Characteristics of Platform Markets
Not all markets are equally suited to be disrupted by a platform model. Let’s first have a look at some typical characteristics of platform markets:
- There are strong network effects, i.e. there is an exponential benefit in getting more producers and consumers on the platform;
- There are Winner Takes All tendencies, i.e. because of the strong network effects, there is a tendency for one platform to capture the entire market;
- There are dynamic effects between roles, such as interactions with content (upvoting) leading to more interactions with the same content. These dynamics can occur either inside one stakeholder group (Same-Side effects) or across stakeholder groups (Cross-side effects).
There are certain indicators for whether disruption of a market by platforms is likely:
- Information Intensive (instead of being intense in physical resource requirements)
- Unscalable Gatekeepers (there are bottlenecks in accessing the underutilized resource, such as finding it, accessing it and using it)
- Highly Fragmented (there are many smaller specialised actors)
- Information Asymmetries (one stakeholder group has far more information than another)
We can easily see that public geospatial data providers match this description well.

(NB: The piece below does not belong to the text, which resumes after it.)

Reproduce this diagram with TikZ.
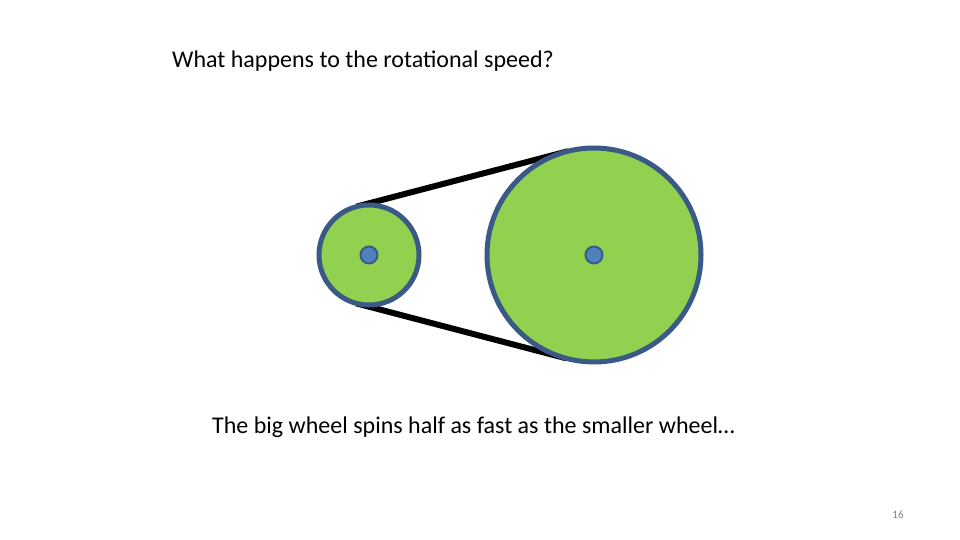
\documentclass[tikz,border=0pt]{standalone}
\usepackage{fontspec}
\setmainfont{Carlito}
\definecolor{wheelfill}{RGB}{146,208,80}
\definecolor{wheeledge}{RGB}{59,89,135}
\definecolor{hubfill}{RGB}{79,129,189}
\begin{document}
\begin{tikzpicture}[x=1pt,y=-1pt,
  wheel/.style={circle,draw=wheeledge,fill=wheelfill,line width=5pt,inner sep=0pt,outer sep=0pt},
  hub/.style={circle,draw=wheeledge,fill=hubfill,line width=2pt,minimum size=17pt,inner sep=0pt},
  belt/.style={line width=6pt,black},
  txt/.style={inner sep=0pt,anchor=base west,font=\fontsize{24}{28}\selectfont}]
\useasboundingbox (0,0) rectangle (960,540);
\coordinate (sc) at (369,255);
\coordinate (bc) at (594,255);
\path (sc) node[minimum size=100pt,circle,inner sep=0pt,outer sep=0pt] (sg) {};
\path (bc) node[minimum size=214pt,circle,inner sep=0pt,outer sep=0pt] (bg) {};
\draw[belt] (sg.104.7) -- (bg.104.7);
\draw[belt] (sg.255.3) -- (bg.255.3);
\node[wheel,minimum size=100pt] (small) at (sc) {};
\node[wheel,minimum size=214pt] (big) at (bc) {};
\node[hub] (h1) at (sc) {};
\node[hub] (h2) at (bc) {};
\node[txt] (q) at (172,68) {What happens to the rotational speed?};
\node[txt] (a) at (212,433) {The big wheel spins half as fast as the smaller wheel…};
\node[inner sep=0pt,anchor=base,font=\fontsize{11}{13}\selectfont,text=gray] (n) at (898,518) {16};
\end{tikzpicture}
\end{document}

Partially, the market for public geospatial data providers has already been disrupted: Think classical map making. Paper maps used to be based on authoritative data. Everybody who travelled a little probably had dozens, or even hundreds of these maps. Nowadays, we use Google Maps and in-car navigation systems. These mostly use data specifically captured by commercial companies such as HERE and TomTom. As a consequence, sales for paper maps have dropped dramatically.
However, public authorities still have extremely valuable data ranging from environmental monitoring to cadastral parcels to infrastructure and utilities data that could form the basis for many applications.
INSPIRE as an Open Platform
We think that when INSPIRE is implemented, it provides an opportunity for a true platform revolution of the European geospatial data market. The market for geospatial data has been growing by more than 10% each year in the last 10 years, but most of that is not captured by public data providers.
Obviously, we are not yet there entirely. Things that are missing (in practice) include:
- Standard licensing and purchasing frameworks (One-click buying for all data sets) with accessible pricing
- Widespread deployment of stable, cost-effective infrastructure software (instead of everybody trying to build and operate their own solutions)
- Modern, mainstream-accessible interfaces for accessing data (such as the current WFS 3.0) and metadata (such as RDF via LDProxy)
- A clearly articulated and balanced value proposition to all stakeholder groups
The last point is one I’d like conclude on. A recurring theme of discussions around INSPIRE was whether it’s useful to implement for data providers, and whether there would be actual use cases that can directly build on the INSPIRE infrastructure. Should the INSPIRE infrastructure become a successful platform where all stakeholders win, we – as a community – need to define these benefits quickly and clearly. So, let’s work together to make INSPIRE the next platform revolution!